_Task objective_
In the entries below, find the line containing "Rebuild this chart" and the line containing "tags = ['(a)', '(b)', '(c)']". Copy those two lines and everything between them exactly, without the pictures.

_Code that draws figures_
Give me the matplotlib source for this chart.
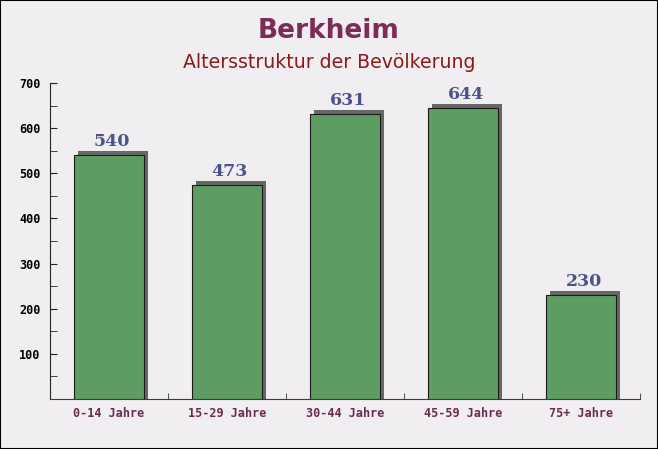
import matplotlib
matplotlib.use('Agg')
import matplotlib.pyplot as plt
import matplotlib.transforms as mtransforms
from matplotlib.patches import Rectangle

categories = ['0-14 Jahre', '15-29 Jahre', '30-44 Jahre', '45-59 Jahre', '75+ Jahre']
values = [540, 473, 631, 644, 230]
title = 'Berkheim'
subtitle = 'Altersstruktur der Bevölkerung'

W, H = 658, 449
fig = plt.figure(figsize=(W / 100, H / 100), dpi=100, facecolor='#f1eef1')
ax = fig.add_axes([50 / W, (H - 399) / H, 590 / W, 316 / H])
ax.set_facecolor('none')

x = list(range(len(categories)))
width = 0.6
shadow = mtransforms.offset_copy(ax.transData, fig=fig, x=4, y=4, units='dots')
ax.bar(x, [v + 20 for v in values], bottom=-20, width=width, color='#676767',
       edgecolor='none', transform=shadow, zorder=2)
ax.bar(x, values, width=width, color='#5f9c61', edgecolor='#1a1a1a', linewidth=0.8, zorder=3)

for xi, v in zip(x, values):
    ax.annotate(str(v), (xi, v), xytext=(2, 4), textcoords='offset points',
                ha='center', va='bottom', fontsize=12.5, fontweight='bold',
                family='DejaVu Serif', color='#4d5386', zorder=4)

ax.set_xlim(-0.5, len(categories) - 0.5)
ax.set_ylim(0, 700)
ax.set_yticks(range(100, 701, 100))
ax.set_yticks(range(50, 701, 50), minor=True)
ax.set_xticks(x)
ax.set_xticklabels(categories)
ax.set_xticks([i + 0.5 for i in range(-1, len(categories))], minor=True)
ax.tick_params(axis='x', which='major', length=0, pad=6, labelsize=8.5, labelcolor='#6b2a4f')
ax.tick_params(axis='x', which='minor', direction='in', length=4, color='#333333')
ax.tick_params(axis='y', which='both', direction='in', length=5, color='#222222',
               labelsize=8.5, pad=7)
for lab in ax.get_xticklabels() + ax.get_yticklabels():
    lab.set_family('DejaVu Sans Mono')
    lab.set_fontweight('bold')

for s in ['top', 'right']:
    ax.spines[s].set_visible(False)
ax.spines['left'].set_color('#222222')
ax.spines['bottom'].set_color('#5a2a40')

fig.text(0.5, 1 - 31 / H, title, ha='center', va='center', fontsize=19,
         fontweight='bold', color='#7b2d57')
fig.text(0.5, 1 - 63 / H, subtitle, ha='center', va='center', fontsize=13.6,
         color='#8b1a1a')

fig.patches.append(Rectangle((0, 0), 1, 1, transform=fig.transFigure, fill=False,
                             edgecolor='black', linewidth=1.5, zorder=10))

fig.savefig('out.png', dpi=100, facecolor=fig.get_facecolor())
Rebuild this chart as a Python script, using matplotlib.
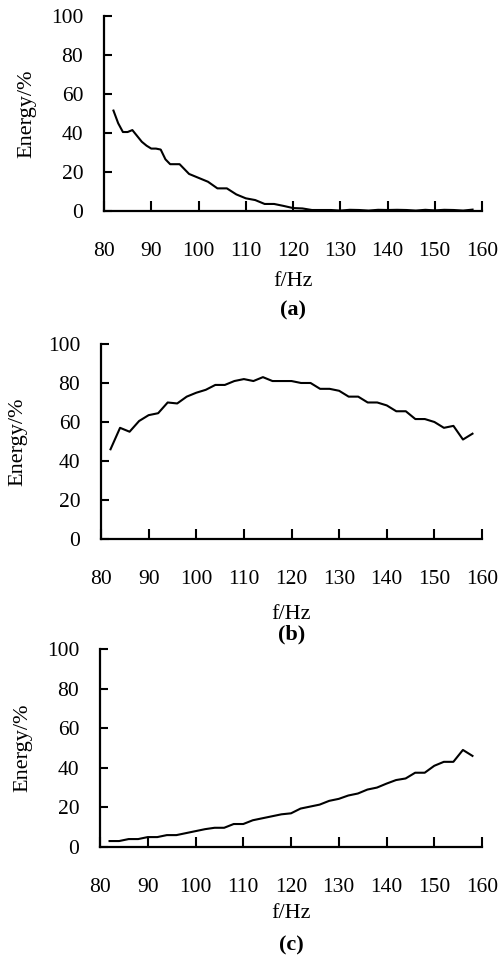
import numpy as np
import matplotlib
matplotlib.use("Agg")
import matplotlib.pyplot as plt

plt.rcParams['font.family'] = ['Liberation Serif', 'DejaVu Serif']

# frequency, Hz
freq = np.arange(82, 159, 2)

# (a) energy share, %  (read a bit finer at the start, where it bends)
freq_a = [82, 83, 84, 85, 86, 87, 88, 89, 90, 91, 92, 93, 94, 95, 96, 97, 98,
          100, 102, 104, 106, 108, 110, 112, 114, 116, 118, 120, 122, 124,
          126, 128, 130, 132, 134, 136, 138, 140, 142, 144, 146, 148, 150,
          152, 154, 156, 158]
energy_a = [51.5, 45, 40.5, 40.5, 41.5, 38.5, 35.5, 33.5, 32, 32, 31.5, 26.5, 24, 24, 24, 21.5, 19,
            17, 15, 11.6, 11.6, 8.5, 6.5, 5.6, 3.6, 3.6, 2.6, 1.5, 1.3, 0.5,
            0.5, 0.5, 0.2, 0.6, 0.5, 0.2, 0.6, 0.5, 0.6, 0.5, 0.2, 0.6, 0.3,
            0.6, 0.5, 0.2, 0.7]

# (b)
energy_b = [46, 57, 55, 60.5, 63.5, 64.5, 70, 69.5, 73, 75,
            76.5, 79, 79, 81, 82, 81, 83, 81, 81, 81,
            80, 80, 77, 77, 76, 73, 73, 70, 70, 68.5,
            65.5, 65.5, 61.5, 61.5, 60, 57, 58, 51, 54]

# (c)
energy_c = [3, 3, 4, 4, 5, 5, 6, 6, 7, 8,
            9, 9.7, 9.7, 11.6, 11.6, 13.5, 14.5, 15.5, 16.5, 17,
            19.4, 20.4, 21.4, 23.3, 24.3, 26, 27, 29, 30, 32,
            33.8, 34.6, 37.5, 37.5, 41, 43, 43, 49, 46]

series = [(freq_a, energy_a), (freq, energy_b), (freq, energy_c)]
tags = ['(a)', '(b)', '(c)']

# [left, bottom, width, height], xlabel y, tag y, ylabel x
layout = [
    ([0.2076, 0.780, 0.7545, 0.2033], -0.364, -0.508, -0.204),
    ([0.2016, 0.438, 0.7605, 0.2033], -0.385, -0.490, -0.218),
    ([0.1996, 0.1168, 0.7625, 0.2065], -0.338, -0.495, -0.2016),
]

fig = plt.figure(figsize=(5.01, 9.59), dpi=100)

for (x, y), tag, (rect, xl_y, tag_y, yl_x) in zip(series, tags, layout):
    ax = fig.add_axes(rect)
    ax.plot(x, y, color='black', lw=1.5)
    ax.set_xlim(80, 160)
    ax.set_ylim(0, 100)
    ax.set_xticks(range(80, 161, 10))
    ax.set_yticks(range(0, 101, 20))
    for s in ['top', 'right']:
        ax.spines[s].set_visible(False)
    for s in ['left', 'bottom']:
        ax.spines[s].set_linewidth(1.6)
    ax.tick_params(axis='x', direction='in', length=7, width=1.5, pad=22, labelsize=15.5)
    ax.tick_params(axis='y', direction='in', length=6, width=1.5, pad=15, labelsize=15.5)
    ax.set_xlabel('f/Hz', fontsize=16)
    ax.xaxis.set_label_coords(0.5, xl_y)
    ax.xaxis.label.set_va('center')
    ax.set_ylabel('Energy/%', fontsize=16)
    ax.yaxis.set_label_coords(yl_x, 0.5)
    ax.yaxis.label.set_va('center')
    ax.text(0.5, tag_y, tag, transform=ax.transAxes, ha='center', va='center',
            fontsize=16, fontweight='bold')

fig.savefig('out.png', dpi=100)
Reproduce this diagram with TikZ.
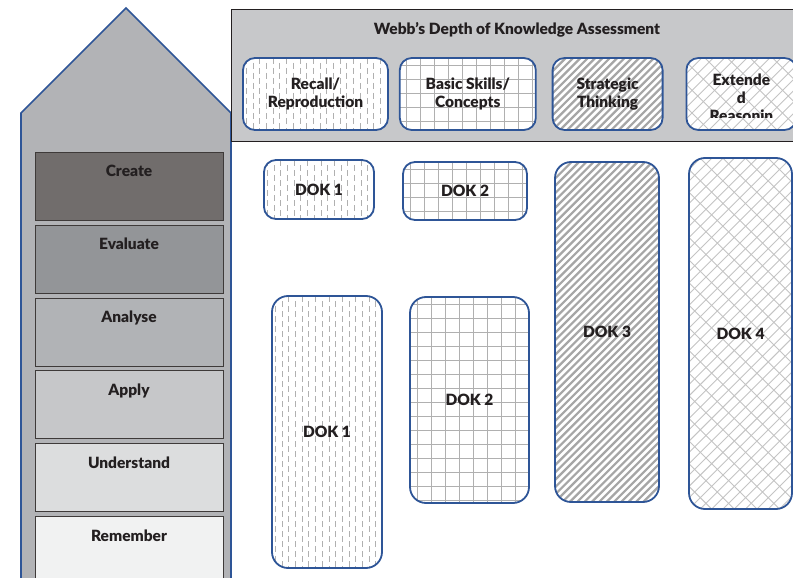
\documentclass[tikz,border=0pt]{standalone}
\usepackage{fontspec}
\setsansfont{Lato}[BoldFont={Lato Black}]
\usetikzlibrary{positioning}
\definecolor{houseblue}{HTML}{2E5597}
\definecolor{housegray}{HTML}{B2B3B6}
\definecolor{headgray}{HTML}{C7C8CA}
\definecolor{inkdark}{HTML}{231F20}
\definecolor{levelline}{HTML}{3E3A39}
\definecolor{createfill}{HTML}{716D6C}
\definecolor{evaluatefill}{HTML}{939598}
\definecolor{analysefill}{HTML}{B1B3B6}
\definecolor{applyfill}{HTML}{C6C7C9}
\definecolor{understandfill}{HTML}{DCDDDE}
\definecolor{rememberfill}{HTML}{F1F2F2}
\definecolor{patgray}{HTML}{B0B0B0}
\definecolor{stripegray}{HTML}{A6A6A6}
\definecolor{brickgray}{HTML}{C4C4C4}

\tikzset{%
  % Fill patterns of the four DOK levels:
        dashFill/.style = {path picture={
                           \foreach \col in {3.35,16.75,...,150} {
                             \draw[patgray, line width=0.8pt, dash pattern=on 6pt off 4pt]
                               ([xshift=\col pt]path picture bounding box.north west) --
                               ([xshift=\col pt]path picture bounding box.south west);
                             \draw[patgray, line width=0.8pt, dash pattern=on 6pt off 4pt,
                               dash phase=5pt]
                               ([xshift=\col pt+6.7pt]path picture bounding box.north west) --
                               ([xshift=\col pt+6.7pt]path picture bounding box.south west);
                           }}},
        gridFill/.style = {path picture={
                           \foreach \col in {7,21,...,360} {
                             \draw[patgray, line width=0.9pt]
                               ([xshift=\col pt]path picture bounding box.north west) --
                               ([xshift=\col pt]path picture bounding box.south west)
                               ([yshift=-\col pt]path picture bounding box.north west) --
                               ([yshift=-\col pt]path picture bounding box.north east);
                           }}},
      stripeFill/.style = {path picture={
                           \foreach \row in {-50,...,18}
                             \draw[stripegray, line width=2.2pt]
                               ([xshift=\row*7.35pt]path picture bounding box.south west)
                               -- ++(400pt,400pt);
                           }},
       brickFill/.style = {path picture={
                           \foreach \row in {-32,...,10} {
                             \draw[brickgray, line width=0.9pt]
                               ([xshift=\row*11.314pt]path picture bounding box.south west)
                               -- ++(400pt,400pt)
                               \foreach \col in {0,...,35} {
                                 ([xshift={\row*11.314pt+\col*11.314pt+mod(\row,2)*5.657pt},
                                   yshift={\col*11.314pt+mod(\row,2)*5.657pt}]path picture bounding box.south west)
                                 -- ++(-5.657pt,5.657pt)
                               };
                           }}},
  % Specifications for style of nodes:
            base/.style = {rectangle, rounded corners=12pt, draw=houseblue,
                           line width=1.8pt, fill=white,
                           text=inkdark, align=center, inner sep=2pt,
                           font=\sffamily\bfseries\fontsize{15.5}{18}\selectfont},
       recallBox/.style = {base, dashFill},
        basicBox/.style = {base, gridFill},
    strategicBox/.style = {base, stripeFill},
     extendedBox/.style = {base, brickFill},
         tallBox/.style = {rounded corners=16pt},
      bloomLevel/.style 2 args = {rectangle, draw=levelline, line width=0.8pt,
                           fill=#1, minimum width=188pt, minimum height=68pt,
                           label={[anchor=north, yshift=-10pt, text=inkdark,
                           font=\sffamily\bfseries\fontsize{15.5}{18}\selectfont]north:#2}},
}

\begin{document}
\begin{tikzpicture}[x=1pt, y=-1pt, node distance=4pt,
  every node/.style={font=\sffamily\bfseries}, align=center]
  \clip (0,0) rectangle (793,578);

  % House with the Bloom levels
  \draw[fill=housegray, draw=houseblue, line width=1.6pt]
    (126,8) -- (231,113) -- (231,600) -- (21,600) -- (21,113) -- cycle;

  \node (create)     [bloomLevel={createfill}{Create}, anchor=north] at (129,152) {};
  \node (evaluate)   [bloomLevel={evaluatefill}{Evaluate}, below=of create] {};
  \node (analyse)    [bloomLevel={analysefill}{Analyse}, below=of evaluate] {};
  \node (apply)      [bloomLevel={applyfill}{Apply}, below=of analyse] {};
  \node (understand) [bloomLevel={understandfill}{Understand}, below=of apply] {};
  \node (remember)   [bloomLevel={rememberfill}{Remember}, below=of understand] {};

  % Header of the DOK assessment
  \draw[fill=headgray, draw=inkdark, line width=1pt] (231.5,10) rectangle (800,141);
  \node (title) [text=inkdark, font=\sffamily\bfseries\fontsize{15.5}{18}\selectfont]
    at (517,30) {Webb’s Depth of Knowledge Assessment};

  % Specification of nodes (position, etc.)
  \node (recallBlock)    [recallBox, minimum width=145pt, minimum height=72pt]
    at (315.5,94) {Recall/\\Reproduction};
  \node (basicBlock)     [basicBox, minimum width=136pt, minimum height=72pt,
    right=10pt of recallBlock] {Basic Skills/\\Concepts};
  \node (strategicBlock) [strategicBox, minimum width=110pt, minimum height=72pt,
    right=15pt of basicBlock] {Strategic\\Thinking};
  \node (extendedBlock)  [extendedBox, minimum width=110pt, minimum height=72pt,
    right=22pt of strategicBlock] {};
  \begin{scope}
    \clip (extendedBlock.north west) rectangle ([yshift=13pt]extendedBlock.south east);
    \node (extendedText) [text=inkdark, font=\sffamily\bfseries\fontsize{15.5}{18}\selectfont]
      at ([yshift=-4pt]extendedBlock.center) {Extende\\d\\Reasonin};
  \end{scope}

  \node (dokOneTop)  [recallBox, minimum width=110pt, minimum height=59pt]
    at (319,189.5) {DOK 1};
  \node (dokTwoTop)  [basicBox, minimum width=124pt, minimum height=58pt]
    at (465,191) {DOK 2};
  \node (dokOneLow)  [recallBox, tallBox, minimum width=110pt, minimum height=272pt]
    at (327,432) {DOK 1};
  \node (dokTwoLow)  [basicBox, tallBox, minimum width=119pt, minimum height=206pt]
    at (469.5,400) {DOK 2};
  \node (dokThree)   [strategicBox, tallBox, minimum width=104pt, minimum height=340pt]
    at (607,332) {DOK 3};
  \node (dokFour)    [extendedBox, tallBox, minimum width=103pt, minimum height=351pt]
    at (740.5,333.5) {DOK 4};
\end{tikzpicture}
\end{document}
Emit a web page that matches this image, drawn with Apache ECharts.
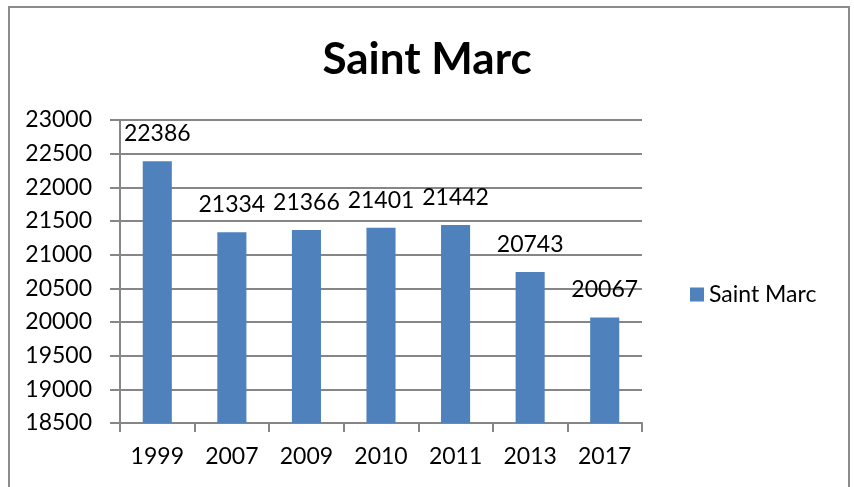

_Solution for this task_
Rebuild this chart as a Python script, using matplotlib.
import numpy as np
import matplotlib
matplotlib.use("Agg")
import matplotlib.pyplot as plt

plt.rcParams['font.family'] = ['Liberation Serif', 'DejaVu Serif']

# frequency, Hz
freq = np.arange(82, 159, 2)

# (a) energy share, %  (read a bit finer at the start, where it bends)
freq_a = [82, 83, 84, 85, 86, 87, 88, 89, 90, 91, 92, 93, 94, 95, 96, 97, 98,
          100, 102, 104, 106, 108, 110, 112, 114, 116, 118, 120, 122, 124,
          126, 128, 130, 132, 134, 136, 138, 140, 142, 144, 146, 148, 150,
          152, 154, 156, 158]
energy_a = [51.5, 45, 40.5, 40.5, 41.5, 38.5, 35.5, 33.5, 32, 32, 31.5, 26.5, 24, 24, 24, 21.5, 19,
            17, 15, 11.6, 11.6, 8.5, 6.5, 5.6, 3.6, 3.6, 2.6, 1.5, 1.3, 0.5,
            0.5, 0.5, 0.2, 0.6, 0.5, 0.2, 0.6, 0.5, 0.6, 0.5, 0.2, 0.6, 0.3,
            0.6, 0.5, 0.2, 0.7]

# (b)
energy_b = [46, 57, 55, 60.5, 63.5, 64.5, 70, 69.5, 73, 75,
            76.5, 79, 79, 81, 82, 81, 83, 81, 81, 81,
            80, 80, 77, 77, 76, 73, 73, 70, 70, 68.5,
            65.5, 65.5, 61.5, 61.5, 60, 57, 58, 51, 54]

# (c)
energy_c = [3, 3, 4, 4, 5, 5, 6, 6, 7, 8,
            9, 9.7, 9.7, 11.6, 11.6, 13.5, 14.5, 15.5, 16.5, 17,
            19.4, 20.4, 21.4, 23.3, 24.3, 26, 27, 29, 30, 32,
            33.8, 34.6, 37.5, 37.5, 41, 43, 43, 49, 46]

series = [(freq_a, energy_a), (freq, energy_b), (freq, energy_c)]
tags = ['(a)', '(b)', '(c)']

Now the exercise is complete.